The Wild Life
2016, PG, 90 min. Directed by Vincent Kesteloot, Ben Stassen. Voices by Yuri Lowenthal, David Howard, Laila Berzins, Joey Camen, Sandy Fox, Jeff Doucette, Kyle Hebert, Dennis O’Connor.
REVIEWED By Steve Davis, Fri., Sept. 9, 2016
This Belgian animated film is one strange bird. (No disrespect intended to its principal character, an adventure-seeking parrot nicknamed Tuesday by his human companion.) The mostly kid-friendly storyline loosely incorporates well-known literary characters such as Robinson Crusoe and Long John Silver, but without any specific reference to either Dafoe’s castaway novel or Robert Louis Stevenson’s pirate tale, except for a lone man’s marooned existence on a tropical isle. The film’s point of view rests not with the scrawny, ginger-haired Crusoe, but with the gaggle of island creatures that initially fear but ultimately befriend their shipwrecked visitor and his loyal canine. (Spoiler alert: The dog’s subsequent fate will upset both child and adult alike.) The filmmakers employ a variety of accents to voice the U.S. version of the movie, ranging from a goat’s hillbilly twang to a tapir’s honey-inflected drawl to a chameleon’s Queen’s English. Unfortunately, the critter characterizations pale in comparison to their anthropomorphic counterparts in relatively recent Pixar and Disney animated features. Indeed, those movies have set a high bar for the genre in general, one that rather conventional films like this one inevitably fail to clear. The only time The Wild Life exhibits any of the exuberance or wit of say Finding Nemo or Zootopia is during an extended chase scene near the end. Otherwise, though hardly terrible, the movie is imminently forgettable. Once it’s over, it feels as if it never happened.

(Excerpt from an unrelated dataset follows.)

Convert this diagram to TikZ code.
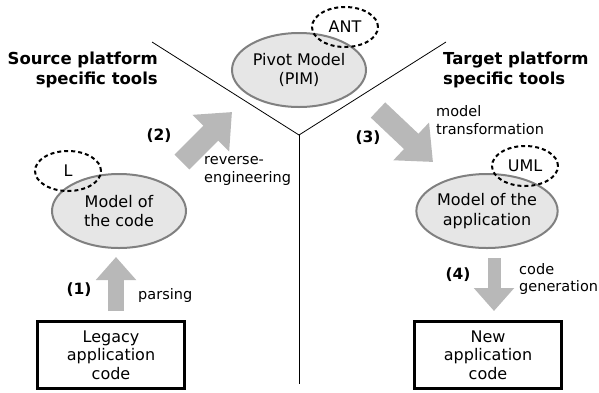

Not surprisingly, the villains in the piece are a horde of stowaway cats that survive the shipwreck, terrorizing everyone in their relentless quest for a meal. Looking like mangy feline versions of the gremlins in Joe Dante’s 1984 horror comedy, these demonic kitties make the conniving Siamese cats in Lady and the Tramp look like pussies. Any adult attending this film with a pre-K offspring may need to reassure the child afterward that little Tigger back home won’t devour him in his sleep. No kidding. They’re that scary. The Wild Life is an ailurophobe’s nightmare.